Ebbene, rispetto alla motivazione resa dalla Corte territoriale così sintetizzata, le considerazioni svolte dalla ricorrente s’incentrano su accertamenti fattuali diversi da quelli operati dai giudici di merito.
Invero, la ricorrente assume, per un verso, che il lavoratore avrebbe per facta concludentia accettato il licenziamento e, per altro verso, che una contestazione da parte della legale rappresentante della RAGIONE_SOCIALE vi sarebbe comunque stata, in tal senso facendo riferimento a ‘vari messaggi in chat’ non meglio specificati, asseritamente ‘prodotti in atti’.
Trattasi, peraltro, di tesi che, per quello che risulta dall’intera sentenza impugnata, neanche erano state proposte nei motivi d’appello esaminati dalla Corte territoriale.
Nulla dev’essere disposto quanto alle spese, perché l’intimato non ha svolto alcuna attività difensiva.
Nondimeno la ricorrente è tenuta al versamento di un ulteriore importo a titolo di contributo unificato, pari a quello previsto per il ricorso, ove dovuto.
P.Q.M.
La Corte dichiara inammissibile il ricorso. Nulla per le spese.
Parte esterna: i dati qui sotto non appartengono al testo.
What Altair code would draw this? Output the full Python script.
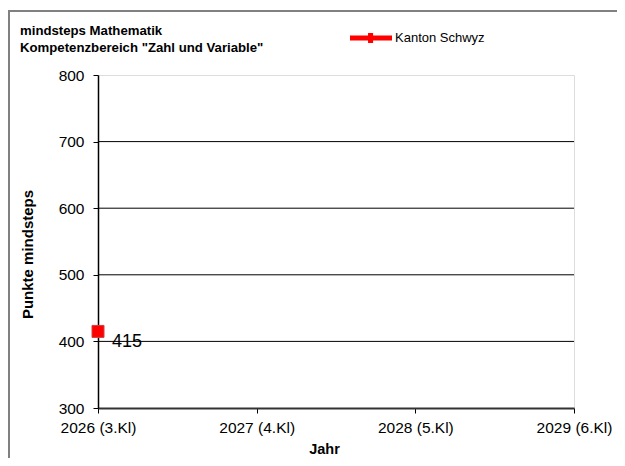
import altair as alt
import pandas as pd

years = ["2026 (3.Kl)", "2027 (4.Kl)", "2028 (5.Kl)", "2029 (6.Kl)"]
series_name = "Kanton Schwyz"
point_years = ["2026 (3.Kl)"]
point_values = [415]
grid_values = [400, 500, 600, 700]
y_ticks = [300, 400, 500, 600, 700, 800]
title_lines = ["mindsteps Mathematik", 'Kompetenzbereich "Zahl und Variable"']

FONT = "Liberation Sans"
W, H = 476, 333

df = pd.DataFrame({"jahr": point_years, "wert": point_values, "serie": [series_name] * len(point_years)})
grid_df = pd.DataFrame({"wert": grid_values})
one = pd.DataFrame({"a": [0]})

xscale = alt.Scale(domain=years, type="point", padding=0)
yscale = alt.Scale(domain=[300, 800], nice=False, zero=False)

yaxis = alt.Axis(title="Punkte mindsteps", values=y_ticks,
                 labelFont=FONT, labelFontSize=15.5, labelColor="black", labelPadding=9,
                 tickColor="black", tickSize=5, domainColor="black", domainWidth=1.5,
                 titleFont=FONT, titleFontSize=15, titleFontWeight="bold",
                 titleColor="black", titleX=-71, titleY=179, titleAngle=270,
                 titleAlign="center", titleBaseline="middle", grid=False)
xaxis = alt.Axis(title="Jahr", labelAngle=0, labelFont=FONT, labelFontSize=15.5,
                 labelColor="black", labelPadding=7, tickColor="black", tickSize=5,
                 domainColor="#333333", domainWidth=2, titleFont=FONT, titleFontSize=14.5,
                 titleFontWeight="bold", titleColor="black", titleX=226, titleY=41,
                 titleBaseline="middle", titleAlign="center", grid=False)

frame = alt.Chart(one).mark_rect(fill=None, stroke="#808080", strokeWidth=2).encode(
    x=alt.value(-89), x2=alt.value(W + 60), y=alt.value(-64), y2=alt.value(H + 80)
)

grid = alt.Chart(grid_df).mark_rule(color="black", strokeWidth=1).encode(
    y=alt.Y("wert:Q", scale=yscale, axis=yaxis)
)

base = alt.Chart(df).encode(
    x=alt.X("jahr:N", scale=xscale, sort=years, axis=xaxis),
    y=alt.Y("wert:Q", scale=yscale, axis=yaxis),
)

line = base.mark_line(strokeWidth=5, color="#ff0000")

legend_path = ("M-1,-0.12 L1,-0.12 L1,0.12 L-1,0.12 Z "
               "M-0.14,-0.24 L0.1,-0.24 L0.1,0.24 L-0.14,0.24 Z")

points = base.mark_point(shape="square", filled=True, size=144, stroke="#d04040",
                         strokeWidth=1, opacity=1).encode(
    color=alt.Color("serie:N", scale=alt.Scale(range=["#ff0000"]),
                    legend=alt.Legend(title=None, orient="none", legendX=252, legendY=-58,
                                      symbolType=legend_path, symbolSize=1764,
                                      symbolStrokeWidth=0, symbolOpacity=1,
                                      labelFont=FONT, labelFontSize=13, labelColor="black",
                                      labelOffset=3, padding=0))
)

labels = base.mark_text(align="left", baseline="middle", dx=14, dy=11, fontSize=18,
                        font=FONT, color="black").encode(text=alt.Text("wert:Q"))

t1 = alt.Chart(one).mark_text(align="left", baseline="middle", font=FONT, fontSize=13.2,
                               fontWeight="bold", color="black").encode(
    x=alt.value(-78), y=alt.value(-44), text=alt.value(title_lines[0]))
t2 = alt.Chart(one).mark_text(align="left", baseline="middle", font=FONT, fontSize=13.2,
                               fontWeight="bold", color="black").encode(
    x=alt.value(-78), y=alt.value(-27), text=alt.value(title_lines[1]))

chart = alt.layer(frame, grid, line, points, labels, t1, t2).properties(
    width=W, height=H,
    autosize=alt.AutoSizeParams(type="none"),
    padding={"left": 90, "top": 67, "right": 43, "bottom": 50},
).configure_view(stroke="#808080", strokeWidth=2).configure(background="white")

chart.save("out.html", embed_options={"renderer": "svg", "actions": False})
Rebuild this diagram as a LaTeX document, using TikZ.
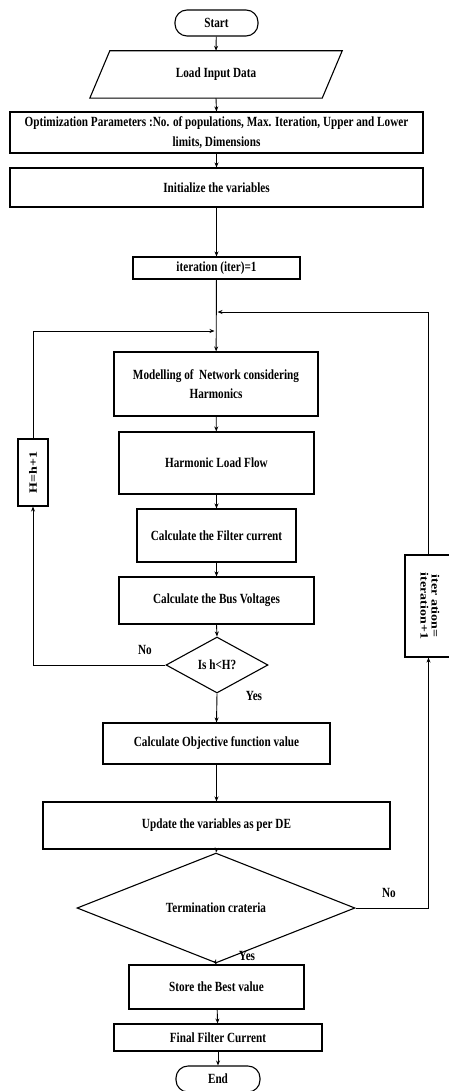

Ai sensi del D.P.R. n. 115 del 2002, art. 13, comma 1 quater, dà atto della sussistenza dei presupposti processuali per il versamento, da parte della ricorrente, dell’ulteriore importo a titolo di contributo unificato pari a quello previsto per il ricorso, a norma dello stesso art. 13, comma 1 bis, se dovuto.